Aim of the exercise
Transcribe every line from the top down to the line with "plt.rcParams['font.family'] = ['Lato', 'DejaVu", both ends included, but not the pictures.

╭──

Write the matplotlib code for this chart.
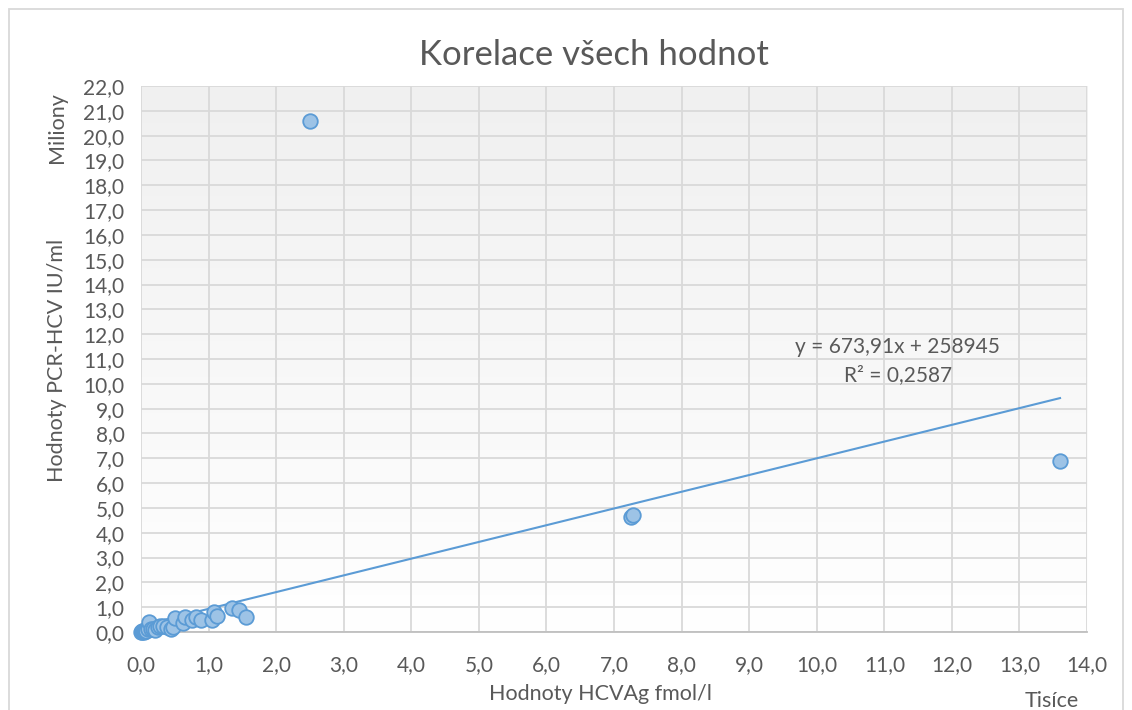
import numpy as np
import matplotlib
matplotlib.use('Agg')
from matplotlib import pyplot as plt
from matplotlib.patches import Rectangle
from matplotlib.colors import LinearSegmentedColormap

plt.rcParams['font.family'] = ['Lato', 'DejaVu Sans']

# HCVAg (thousands fmol/l) vs PCR-HCV (millions IU/ml)
hcvag = [0.00, 0.01, 0.02, 0.03, 0.04, 0.05, 0.06, 0.08, 0.10, 0.12, 0.15, 0.18,
         0.20, 0.25, 0.28, 0.32, 0.38, 0.45, 0.48, 0.50, 0.62, 0.65, 0.75, 0.82,
         0.88, 1.05, 1.08, 1.12, 1.35, 1.45, 1.55, 2.50, 7.25, 7.28, 13.60]
pcr = [0.00, 0.02, 0.00, 0.05, 0.01, 0.03, 0.08, 0.05, 0.10, 0.40, 0.10, 0.12,
       0.08, 0.20, 0.25, 0.25, 0.22, 0.10, 0.20, 0.55, 0.35, 0.60, 0.50, 0.60,
       0.50, 0.50, 0.80, 0.65, 0.95, 0.90, 0.60, 20.60, 4.62, 4.70, 6.90]
slope = 673.91
intercept = 258945
r2 = 0.2587

grey = '#595959'
blue = '#5b9bd5'

fig = plt.figure(figsize=(11.32, 7.10), dpi=100)
ax = fig.add_axes([0.1246, 0.1099, 0.8357, 0.7690])

# plot area gradient
grad = np.linspace(1, 0, 256).reshape(-1, 1)
ax.imshow(grad, extent=[0, 14, 0, 22], aspect='auto',
          cmap=LinearSegmentedColormap.from_list('g', ['#f0f0f0', '#ffffff']),
          zorder=0, origin='lower')
ax.set_xlim(0, 14)
ax.set_ylim(0, 22)
ax.set_xticks(np.arange(0, 15, 1))
ax.set_yticks(np.arange(0, 23, 1))
ax.set_xticklabels([f'{v:.1f}'.replace('.', ',') for v in np.arange(0, 15, 1)])
ax.set_yticklabels([f'{v:.1f}'.replace('.', ',') for v in np.arange(0, 23, 1)])
ax.grid(True, color='#d9d9d9', lw=1.3, zorder=1)
ax.set_axisbelow(True)
ax.tick_params(length=0, labelsize=15, labelcolor=grey)
ax.tick_params(axis='x', pad=17)
ax.tick_params(axis='y', pad=12)
for s in ['top', 'right', 'left']:
    ax.spines[s].set_visible(False)
ax.spines['bottom'].set_color('#bfbfbf')
ax.spines['bottom'].set_linewidth(1.3)

xs = np.array([min(hcvag), max(hcvag)])
ax.plot(xs, (slope * xs * 1000 + intercept) / 1e6, color=blue, lw=1.5, zorder=3)
ax.scatter(hcvag, pcr, s=110, facecolor='#9dc3e6', edgecolor=blue, linewidth=1.3,
           zorder=4, clip_on=False)

ax.text(11.2, 11.5, 'y = 673,91x + 258945', ha='center', va='center', fontsize=15, color=grey)
ax.text(11.2, 10.36, 'R² = 0,2587', ha='center', va='center', fontsize=15, color=grey)

fig.text(0.5247, 0.922, 'Korelace všech hodnot', ha='center', va='center', fontsize=25, color=grey)
fig.text(0.050, 0.493, 'Hodnoty PCR-HCV IU/ml', rotation=90, ha='center', va='center', fontsize=15.5, color=grey)
fig.text(0.050, 0.820, 'Miliony', rotation=90, ha='center', va='center', fontsize=15.5, color=grey)
fig.text(0.530, 0.022, 'Hodnoty HCVAg fmol/l', ha='center', va='center', fontsize=15.5, color=grey)
fig.text(0.929, 0.013, 'Tisíce', ha='center', va='center', fontsize=15.5, color=grey)

fig.patches.append(Rectangle((9 / 1132, -0.05), 1114 / 1132, 1.05 - 9 / 710, transform=fig.transFigure,
                             fill=False, edgecolor='#d9d9d9', lw=1.3))

fig.savefig('out.png', dpi=100)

╰──

Answer in full
Write the matplotlib code for this chart.
import numpy as np
import matplotlib
matplotlib.use('Agg')
from matplotlib import pyplot as plt
from matplotlib.patches import Rectangle
from matplotlib.colors import LinearSegmentedColormap

plt.rcParams['font.family'] = ['Lato', 'DejaVu Sans']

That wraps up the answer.